The first approximation takes into account the fact that there is an opening voltage threshold for the diode in the direct conduction region of about 0.7 V (for Si) and considers the diode as an ideal open (closed) switch in series with a reverse voltage source of 0.7 V.

The second approximation takes into account also the fact that the n and p regions (and also the barrier region) of the diode have finite conduction resistances (even in the direct conduction region) and considers the diode as an ideal switch in series with a voltage source (0.7 V for Si) and a resistance equivalent to the resistance of the n and p regions in direct conduction. This way the voltage drop on the diode in the direct conduction region increases with the direct current.

3. Using an analog multimeter (Volt Meter) to test a diode, switched to measuring resistances one should get a finite resistance (of some hundreds ohms) of the diode in the direct conduction region and an infinite resistance (of some tens mega ohms) in the reverse conduction region.
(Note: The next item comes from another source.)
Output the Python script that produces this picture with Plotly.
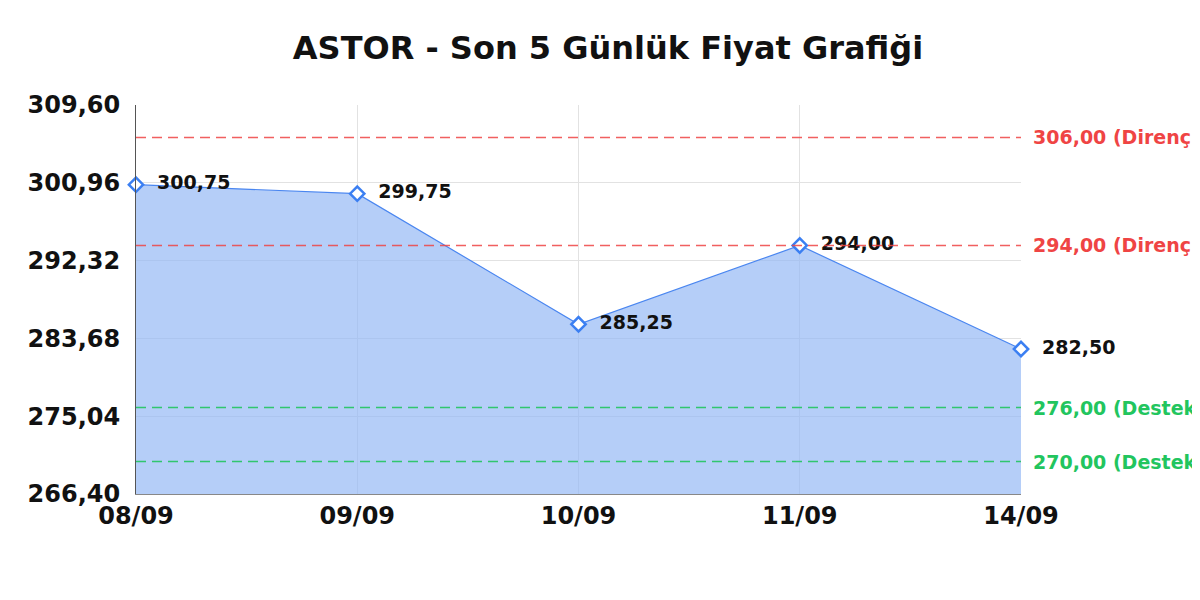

Using a digital multimeter just switch the multimeter to diode test position and you should get a voltage drop between 0.4 and 0.9 V in the direct conduction region (depending on the diode material) and an OPEN CIRCUIT reading on the reverse voltage conduction region.

4. A half wave rectifier is the simplest rectifier that exist. It is composed by a single diode connected in series with the AC circuit. This way one half of the alternation current passing through the diode (when the diode is in the direct conduction region) and the other half of the AC wave is stopped by the diode. this way after passing through the diode one will have only the positive alternates of the AC current, hence a DC non filtered current.

A full rectifier consists of four diodes connected into a bridge. One diagonal of the bridge is connected to the AC voltage source while on the other diagonal one gets the DC voltage. During one half of the AC wave two diodes are open while during the other half of the AC wave the other two diodes from the bridge are open.

5. Let IC be the collector current, IB the base current and IE the emitter current.

One has the relation $I_E = I_C+I_B$ where $I_C = \beta*I_B$, where beta is the so called DC current gain.

Hence $I_E = I_B+\beta*I_B = I_B(\beta+1) = \mu*I_B$

$\alpha$, the current amplification factor, is defined as  $\alpha = IC_/I_E$

Hence $I_B = I_E-I_C$  or $I_B = I_E -\alpha*I_E$  that is $I_B = I_E(1-\alpha)$

$\beta = I_C/I_B = I_C/I_E/(1-\alpha) =\alpha/(1-\alpha)$

Usually $\alpha$ is less than 1 about 0.99, hence beta is about 99.